Approved H1-B visa beneficiaries as a percentage of total U.S-based employees by Company

Posted by Icy-Papaya-2967

13 comments
  1. I understand the current corporate-speak re: the “need’ for H1-B workers; they are so embedded in tech that it’s impossible to reverse direction. I have nothing against H1-B workers; they are smart and work hard. That said, when the H1-B trend began in tech, 10’s of thousands of qualified American workers were pushed out of jobs because H1-B workers were cheaper.

  2. I think you forgot some math in that math of yours. You lack the percentage aspect and it should be percentage of US based companies by state not by the whole country (though the latter might be of interest to some most people are interested in what’s going on in their state)

  3. terrible ad-riden site. definitely not beautiful data

  4. There’s an exemption, at the discretion of the President.

    Guess who’s going to be exempt?

    Providing of course they purchased enough of his cryptocurrency, or whatever it is that he’s selling this week.

  5. Billionaire CEO’s have been using the H1-B visa program to suppress American wages and line their pockets with the profit.

    The H1-B program was intended to bring in talent that Americans were not available to do, but instead has been used as nothing more than to import cheap labor and improve profit margin at the expense of American jobs.

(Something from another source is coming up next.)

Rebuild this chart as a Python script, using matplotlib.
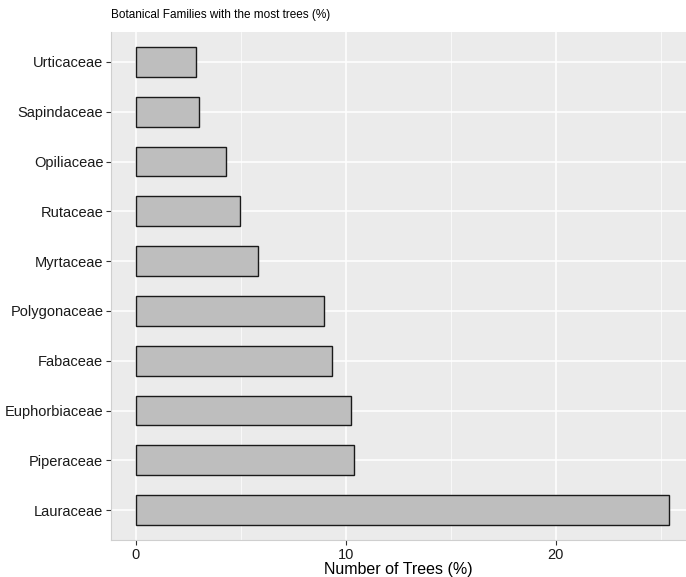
import numpy as np
import matplotlib
matplotlib.use("Agg")
import matplotlib.pyplot as plt
from matplotlib.ticker import MultipleLocator

plt.rcParams['font.family'] = ['Liberation Sans', 'DejaVu Sans']

families = ["Lauraceae", "Piperaceae", "Euphorbiaceae", "Fabaceae", "Polygonaceae",
            "Myrtaceae", "Rutaceae", "Opiliaceae", "Sapindaceae", "Urticaceae"]
percent = [25.4, 10.4, 10.25, 9.35, 8.95, 5.8, 4.95, 4.3, 3.0, 2.85]

fig = plt.figure(figsize=(6.86, 5.77), dpi=100)
ax = fig.add_axes([0.1618, 0.0641, 1 - 0.1618, 0.9445 - 0.0641])

ax.set_facecolor("#EBEBEB")
ypos = np.arange(1, len(families) + 1)
ax.barh(ypos, percent, height=0.6, color="#BEBEBE", edgecolor="#1a1a1a",
        linewidth=1.0, zorder=3)

ax.set_xlim(-1.19, 26.2)
ax.set_ylim(0.4, 10.6)
ax.xaxis.set_major_locator(MultipleLocator(10))
ax.xaxis.set_minor_locator(MultipleLocator(5))
ax.set_yticks(ypos)
ax.set_yticklabels(families)

ax.grid(which="major", color="white", linewidth=1.1, zorder=0)
ax.grid(which="minor", axis="x", color="white", linewidth=0.5, zorder=0)
ax.set_axisbelow(True)

# faint panel edge on left and bottom
for side in ["top", "right"]:
    ax.spines[side].set_visible(False)
for side in ["left", "bottom"]:
    ax.spines[side].set_color("#CFCFCF")
    ax.spines[side].set_linewidth(0.8)

ax.tick_params(axis="both", which="major", length=3.5, width=0.8, color="#333333",
               labelsize=10.5, labelcolor="#1a1a1a", pad=2)
ax.tick_params(axis="x", which="minor", length=0)

ax.set_xlabel("Number of Trees (%)", fontsize=11.5, color="black", labelpad=0)
fig.text(0.1618, 0.963, "Botanical Families with the most trees (%)",
         fontsize=8.5, color="black", ha="left", va="bottom")

fig.savefig("out.png", dpi=100)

    I applaud Trump for sticking it to the billionaires for once and doing something good for the American worker.

  6. It’s a sort of corporate tax. But it promotes a domestic workforce at the expense of immigrants. It might be beautifully in the middle of the American political landscape. My calculation is that it won’t amount to 5ish percent of Amazons yearly revenue, that would be paid out over a three year h1b term. I think the best approach is to tie the visa tax to the salary of the position?

  7. So basically “states with industries that require unique, highly skilled labor”.